MATERIAL FOR THIS TASK
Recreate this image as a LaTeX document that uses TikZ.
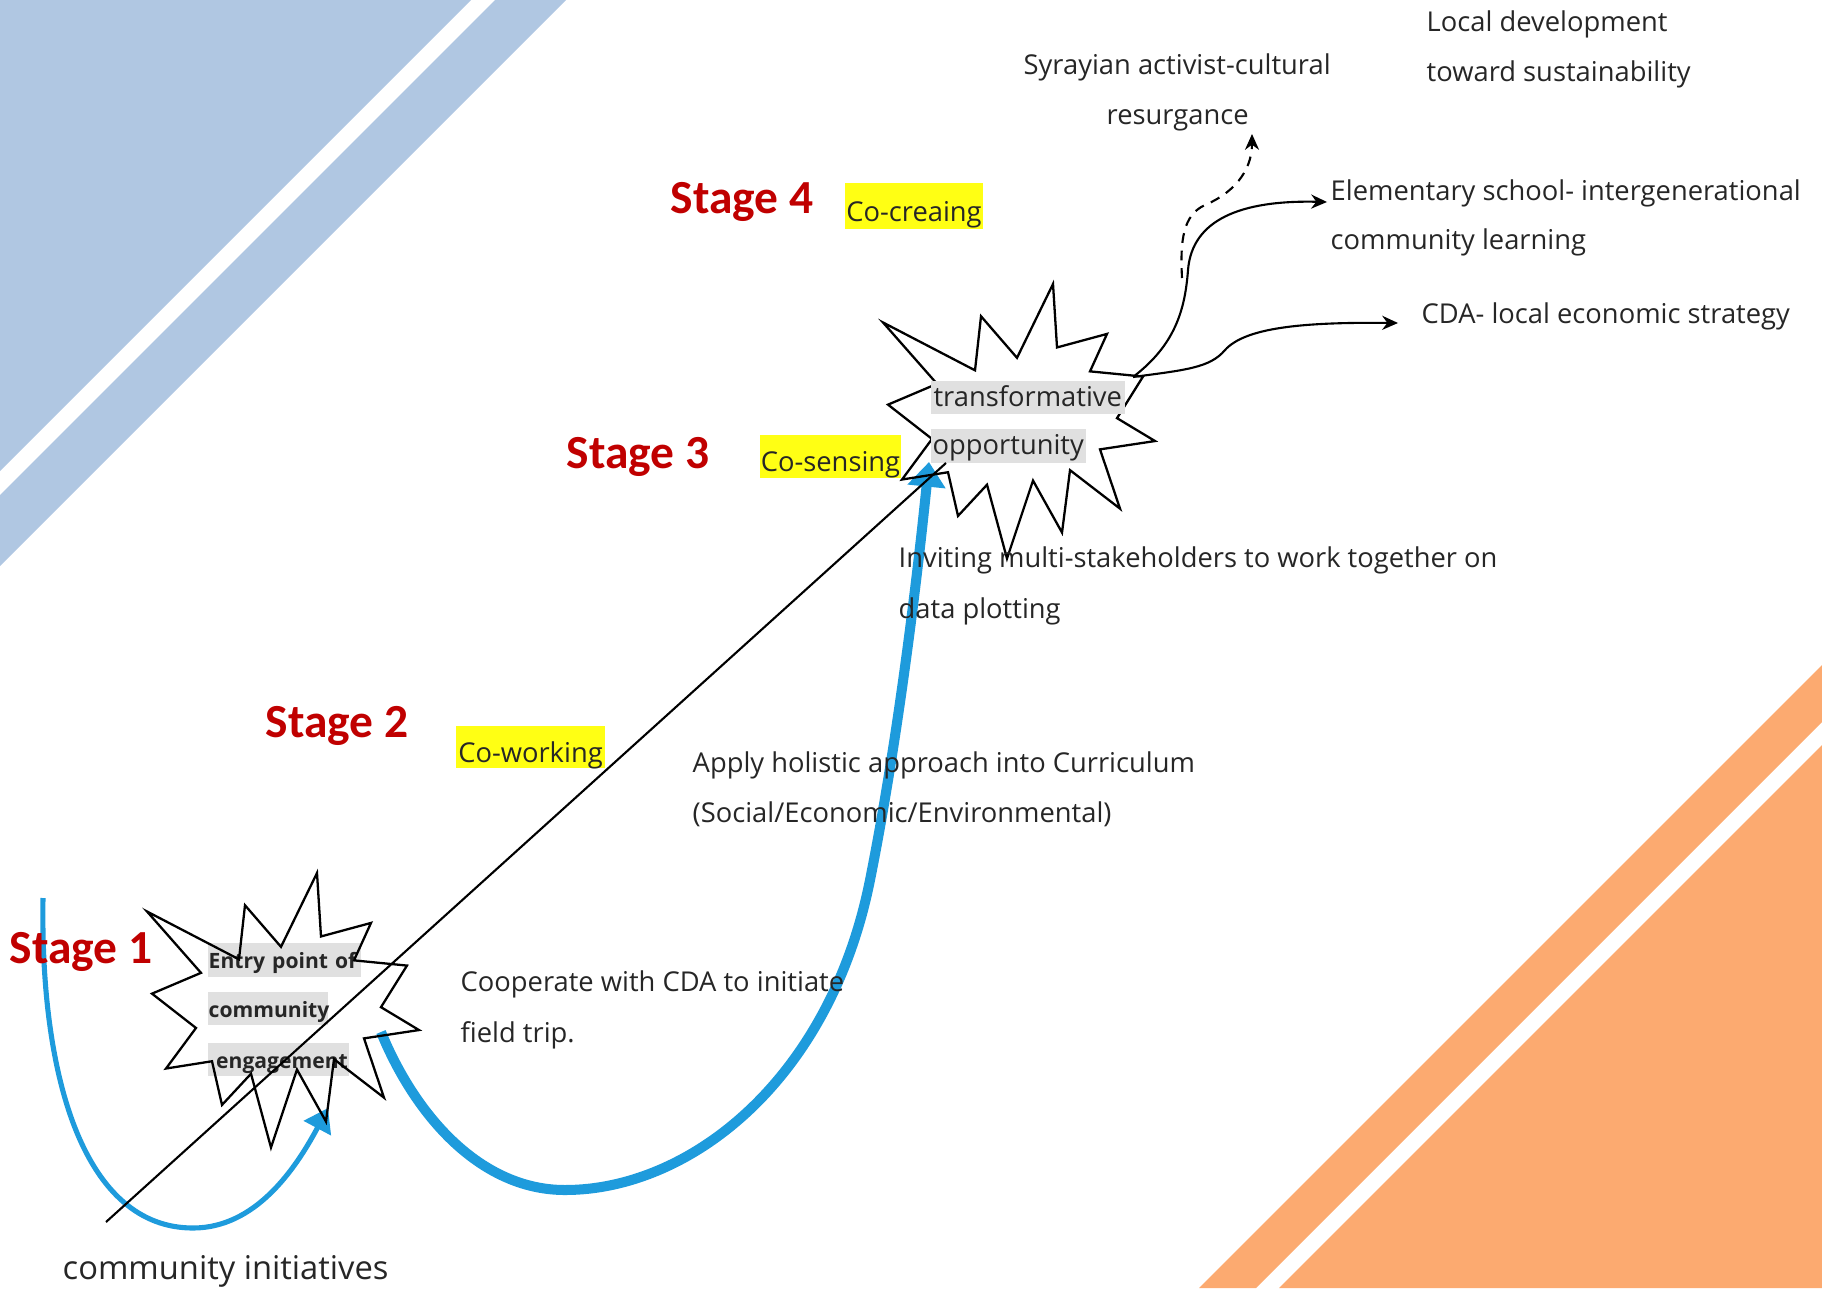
\documentclass[tikz,border=0pt]{standalone}
\usepackage{fontspec}
\setmainfont{Open Sans}
\newfontfamily\calfont{Carlito}
\usetikzlibrary{arrows.meta}
\definecolor{bluebg}{RGB}{176,199,226}
\definecolor{orangebg}{RGB}{252,170,112}
\definecolor{stagered}{RGB}{192,0,0}
\definecolor{curveblue}{RGB}{30,155,220}
\definecolor{hlyellow}{RGB}{255,255,20}
\definecolor{hlgrey}{RGB}{224,224,224}
\definecolor{txtc}{RGB}{38,38,38}
\newcommand\bodysize{\fontsize{7.77}{14.2}\selectfont}
\newcommand\drawexplosion[3]{%
  \draw[starline,shift={(#1,#2)},yscale=#3]
    (0,37) -- (92,83) -- (98,31) -- (134,71) -- (170,0) -- (174,61) -- (224,48) -- (207,84)
    -- (260,89) -- (234,129) -- (272,151) -- (217,159) -- (237,216) -- (187,179) -- (179,239)
    -- (150,189) -- (124,264) -- (104,193) -- (75,223) -- (65,181) -- (19,188) -- (49,149)
    -- (5,116) -- (54,96) -- cycle;}
\begin{document}
\begin{tikzpicture}[x=0.01cm,y=-0.01cm,
  bodytxt/.style={anchor=base west,inner sep=0pt,font=\bodysize,text=txtc},
  stagelbl/.style={anchor=base west,inner sep=0pt,font=\calfont\bfseries\fontsize{13.5}{15}\selectfont,text=stagered},
  ybox/.style={fill=hlyellow,inner sep=0pt,font=\bodysize,text=txtc,text height=0.9em,text depth=0.04em},
  gbox/.style={fill=hlgrey,inner xsep=0.02cm,inner ysep=0pt,anchor=west,font=\bodysize,text=txtc,text height=0.72em,text depth=0.22em},
  gboxb/.style={fill=hlgrey,inner xsep=0.01cm,inner ysep=0pt,anchor=west,font=\bfseries\fontsize{6}{7}\selectfont,text=txtc,text height=0.72em,text depth=0.22em},
  starline/.style={draw=black,line width=0.65pt,line join=miter},
  thinblue/.style={draw=curveblue,line width=1.45pt,-{Triangle[length=6.5pt,width=8.5pt]}},
  thickblue/.style={draw=curveblue,line width=2.85pt,-{Triangle[length=7pt,width=10.5pt]}},
  blackarrow/.style={draw=black,line width=0.6pt,-{Stealth[length=4.5pt,width=4pt]}},
  diag/.style={draw=black,line width=0.6pt}
]
\useasboundingbox (0,0) rectangle (1822,1288);
% background bands
\fill[bluebg] (0,0) -- (471,0) -- (0,471) -- cycle;
\fill[bluebg] (495,0) -- (566,0) -- (0,566) -- (0,495) -- cycle;
\fill[orangebg] (1822,665) -- (1822,722) -- (1256,1288) -- (1199,1288) -- cycle;
\fill[orangebg] (1822,745) -- (1822,1288) -- (1279,1288) -- cycle;

% named points
\coordinate (ciStart) at (43,898);
\coordinate (s1In) at (328,1108);
\coordinate (s1Out) at (381,1032);
\coordinate (s2In) at (929,462);
\coordinate (origin) at (106,1222);
\coordinate (s2Corner) at (946,463);
\coordinate (s2Out) at (1133,377);
\coordinate (branch) at (1182,278);
\coordinate (resTip) at (1252,134);
\coordinate (eleTip) at (1327,202);
\coordinate (cdaTip) at (1398,323);
\coordinate (star1) at (283,1010);
\coordinate (star2) at (1019,420);

% blue curves
\draw[thinblue] (ciStart) .. controls (40,1080) and (85,1228) .. (193,1228)
  .. controls (255,1228) and (295,1170) .. (s1In);
\draw[thickblue] (s1Out) .. controls (415,1115) and (480,1190) .. (565,1190)
  .. controls (690,1190) and (830,1080) .. (870,880)
  .. controls (895,755) and (915,600) .. (s2In);

% star 2 outline and labels
\drawexplosion{883}{284}{1.04}
\node[gbox,minimum width=1.94cm,minimum height=0.33cm] (tr) at (930,397.5) {transformative};
\node[gbox,minimum width=1.53cm,minimum height=0.32cm] (op) at (930,446) {opportunity};

% star 1 labels and outline
\node[gboxb,text width=1.51cm,align=left,minimum height=0.24cm] (ep1) at (207,960) {Entry point of};
\node[gboxb,text width=1.18cm,align=left,minimum height=0.27cm] (ep2) at (207,1008.5) {community};
\node[gboxb,text width=1.39cm,align=right,minimum height=0.25cm] (ep3) at (207,1059.5) {engagement};
\drawexplosion{147}{873}{1.04}

% diagonal
\draw[diag] (origin) -- (s2Corner);

% black arrows from star 2
\draw[blackarrow] (s2Out) .. controls (1175,345) and (1185,310) .. (1188,270)
  .. controls (1192,220) and (1240,200) .. (eleTip);
\draw[blackarrow] (s2Out) .. controls (1185,370) and (1210,368) .. (1225,350)
  .. controls (1245,328) and (1300,322) .. (cdaTip);
\draw[blackarrow,dash pattern=on 2.8pt off 2.2pt] (branch) .. controls (1180,240) and (1183,215) .. (1205,205)
  .. controls (1240,190) and (1252,165) .. (resTip);

% highlighted stage words
\node[ybox,minimum width=1.38cm,minimum height=0.46cm] (cocreate) at (914,206) {Co-creaing};
\node[ybox,minimum width=1.41cm,minimum height=0.43cm] (cosense) at (830.5,456.5) {Co-sensing};
\node[ybox,minimum width=1.49cm,minimum height=0.42cm] (cowork) at (530.5,747) {Co-working};

% stage labels
\node[stagelbl] (st1) at (9,963) {Stage 1};
\node[stagelbl] (st2) at (265,737) {Stage 2};
\node[stagelbl] (st3) at (566,468) {Stage 3};
\node[stagelbl] (st4) at (670,213) {Stage 4};

% texts
\node[bodytxt] (syr1) at (1023,75) {Syrayian activist-cultural};
\node[bodytxt] (syr2) at (1106,125) {resurgance};
\node[bodytxt] (loc1) at (1426,32) {Local development};
\node[bodytxt] (loc2) at (1426,82) {toward sustainability};
\node[bodytxt] (ele1) at (1330,200) {Elementary school- intergenerational};
\node[bodytxt] (ele2) at (1330,249) {community learning};
\node[bodytxt] (cda) at (1421,323) {CDA- local economic strategy};
\node[bodytxt] (inv1) at (898,567) {Inviting multi-stakeholders to work together on};
\node[bodytxt] (inv2) at (898,618) {data plotting};
\node[bodytxt] (app1) at (692,772) {Apply holistic approach into Curriculum};
\node[bodytxt] (app2) at (692,822) {(Social/Economic/Environmental)};
\node[bodytxt] (coop1) at (460,991) {Cooperate with CDA to initiate};
\node[bodytxt] (coop2) at (460,1042) {field trip.};
\node[bodytxt,font=\fontsize{9.3}{11}\selectfont] (ci) at (62,1279) {community initiatives};
\end{tikzpicture}
\end{document}
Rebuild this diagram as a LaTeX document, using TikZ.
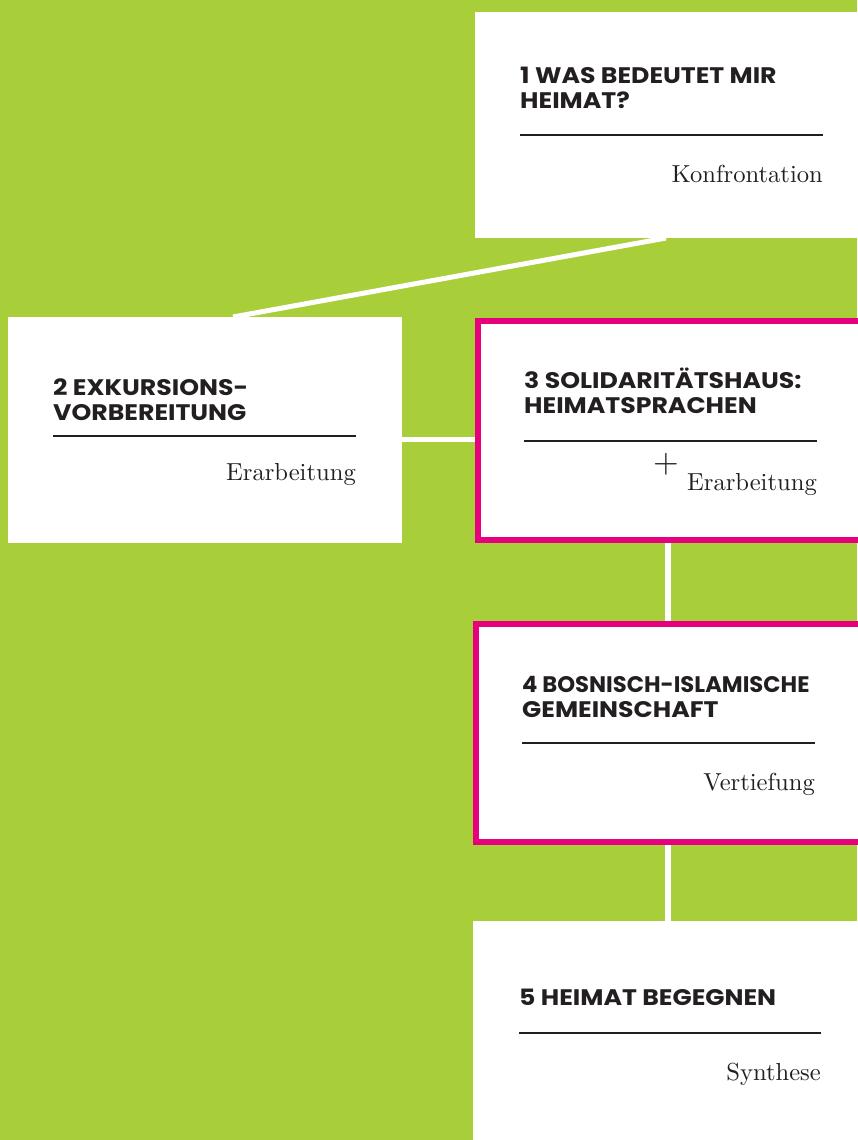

WHAT THE TASK ASKS
Copy each line of the records precisely and drop any images they hold.

THE SOLUTION
Recreate this image as a LaTeX document that uses TikZ.
\documentclass[tikz,border=0pt]{standalone}
\usepackage{fontspec}
\setmainfont{Open Sans}
\newfontfamily\calfont{Carlito}
\usetikzlibrary{arrows.meta}
\definecolor{bluebg}{RGB}{176,199,226}
\definecolor{orangebg}{RGB}{252,170,112}
\definecolor{stagered}{RGB}{192,0,0}
\definecolor{curveblue}{RGB}{30,155,220}
\definecolor{hlyellow}{RGB}{255,255,20}
\definecolor{hlgrey}{RGB}{224,224,224}
\definecolor{txtc}{RGB}{38,38,38}
\newcommand\bodysize{\fontsize{7.77}{14.2}\selectfont}
\newcommand\drawexplosion[3]{%
  \draw[starline,shift={(#1,#2)},yscale=#3]
    (0,37) -- (92,83) -- (98,31) -- (134,71) -- (170,0) -- (174,61) -- (224,48) -- (207,84)
    -- (260,89) -- (234,129) -- (272,151) -- (217,159) -- (237,216) -- (187,179) -- (179,239)
    -- (150,189) -- (124,264) -- (104,193) -- (75,223) -- (65,181) -- (19,188) -- (49,149)
    -- (5,116) -- (54,96) -- cycle;}
\begin{document}
\begin{tikzpicture}[x=0.01cm,y=-0.01cm,
  bodytxt/.style={anchor=base west,inner sep=0pt,font=\bodysize,text=txtc},
  stagelbl/.style={anchor=base west,inner sep=0pt,font=\calfont\bfseries\fontsize{13.5}{15}\selectfont,text=stagered},
  ybox/.style={fill=hlyellow,inner sep=0pt,font=\bodysize,text=txtc,text height=0.9em,text depth=0.04em},
  gbox/.style={fill=hlgrey,inner xsep=0.02cm,inner ysep=0pt,anchor=west,font=\bodysize,text=txtc,text height=0.72em,text depth=0.22em},
  gboxb/.style={fill=hlgrey,inner xsep=0.01cm,inner ysep=0pt,anchor=west,font=\bfseries\fontsize{6}{7}\selectfont,text=txtc,text height=0.72em,text depth=0.22em},
  starline/.style={draw=black,line width=0.65pt,line join=miter},
  thinblue/.style={draw=curveblue,line width=1.45pt,-{Triangle[length=6.5pt,width=8.5pt]}},
  thickblue/.style={draw=curveblue,line width=2.85pt,-{Triangle[length=7pt,width=10.5pt]}},
  blackarrow/.style={draw=black,line width=0.6pt,-{Stealth[length=4.5pt,width=4pt]}},
  diag/.style={draw=black,line width=0.6pt}
]
\useasboundingbox (0,0) rectangle (1822,1288);
% background bands
\fill[bluebg] (0,0) -- (471,0) -- (0,471) -- cycle;
\fill[bluebg] (495,0) -- (566,0) -- (0,566) -- (0,495) -- cycle;
\fill[orangebg] (1822,665) -- (1822,722) -- (1256,1288) -- (1199,1288) -- cycle;
\fill[orangebg] (1822,745) -- (1822,1288) -- (1279,1288) -- cycle;

% named points
\coordinate (ciStart) at (43,898);
\coordinate (s1In) at (328,1108);
\coordinate (s1Out) at (381,1032);
\coordinate (s2In) at (929,462);
\coordinate (origin) at (106,1222);
\coordinate (s2Corner) at (946,463);
\coordinate (s2Out) at (1133,377);
\coordinate (branch) at (1182,278);
\coordinate (resTip) at (1252,134);
\coordinate (eleTip) at (1327,202);
\coordinate (cdaTip) at (1398,323);
\coordinate (star1) at (283,1010);
\coordinate (star2) at (1019,420);

% blue curves
\draw[thinblue] (ciStart) .. controls (40,1080) and (85,1228) .. (193,1228)
  .. controls (255,1228) and (295,1170) .. (s1In);
\draw[thickblue] (s1Out) .. controls (415,1115) and (480,1190) .. (565,1190)
  .. controls (690,1190) and (830,1080) .. (870,880)
  .. controls (895,755) and (915,600) .. (s2In);

% star 2 outline and labels
\drawexplosion{883}{284}{1.04}
\node[gbox,minimum width=1.94cm,minimum height=0.33cm] (tr) at (930,397.5) {transformative};
\node[gbox,minimum width=1.53cm,minimum height=0.32cm] (op) at (930,446) {opportunity};

% star 1 labels and outline
\node[gboxb,text width=1.51cm,align=left,minimum height=0.24cm] (ep1) at (207,960) {Entry point of};
\node[gboxb,text width=1.18cm,align=left,minimum height=0.27cm] (ep2) at (207,1008.5) {community};
\node[gboxb,text width=1.39cm,align=right,minimum height=0.25cm] (ep3) at (207,1059.5) {engagement};
\drawexplosion{147}{873}{1.04}

% diagonal
\draw[diag] (origin) -- (s2Corner);

% black arrows from star 2
\draw[blackarrow] (s2Out) .. controls (1175,345) and (1185,310) .. (1188,270)
  .. controls (1192,220) and (1240,200) .. (eleTip);
\draw[blackarrow] (s2Out) .. controls (1185,370) and (1210,368) .. (1225,350)
  .. controls (1245,328) and (1300,322) .. (cdaTip);
\draw[blackarrow,dash pattern=on 2.8pt off 2.2pt] (branch) .. controls (1180,240) and (1183,215) .. (1205,205)
  .. controls (1240,190) and (1252,165) .. (resTip);

% highlighted stage words
\node[ybox,minimum width=1.38cm,minimum height=0.46cm] (cocreate) at (914,206) {Co-creaing};
\node[ybox,minimum width=1.41cm,minimum height=0.43cm] (cosense) at (830.5,456.5) {Co-sensing};
\node[ybox,minimum width=1.49cm,minimum height=0.42cm] (cowork) at (530.5,747) {Co-working};

% stage labels
\node[stagelbl] (st1) at (9,963) {Stage 1};
\node[stagelbl] (st2) at (265,737) {Stage 2};
\node[stagelbl] (st3) at (566,468) {Stage 3};
\node[stagelbl] (st4) at (670,213) {Stage 4};

% texts
\node[bodytxt] (syr1) at (1023,75) {Syrayian activist-cultural};
\node[bodytxt] (syr2) at (1106,125) {resurgance};
\node[bodytxt] (loc1) at (1426,32) {Local development};
\node[bodytxt] (loc2) at (1426,82) {toward sustainability};
\node[bodytxt] (ele1) at (1330,200) {Elementary school- intergenerational};
\node[bodytxt] (ele2) at (1330,249) {community learning};
\node[bodytxt] (cda) at (1421,323) {CDA- local economic strategy};
\node[bodytxt] (inv1) at (898,567) {Inviting multi-stakeholders to work together on};
\node[bodytxt] (inv2) at (898,618) {data plotting};
\node[bodytxt] (app1) at (692,772) {Apply holistic approach into Curriculum};
\node[bodytxt] (app2) at (692,822) {(Social/Economic/Environmental)};
\node[bodytxt] (coop1) at (460,991) {Cooperate with CDA to initiate};
\node[bodytxt] (coop2) at (460,1042) {field trip.};
\node[bodytxt,font=\fontsize{9.3}{11}\selectfont] (ci) at (62,1279) {community initiatives};
\end{tikzpicture}
\end{document}
Rebuild this diagram as a LaTeX document, using TikZ.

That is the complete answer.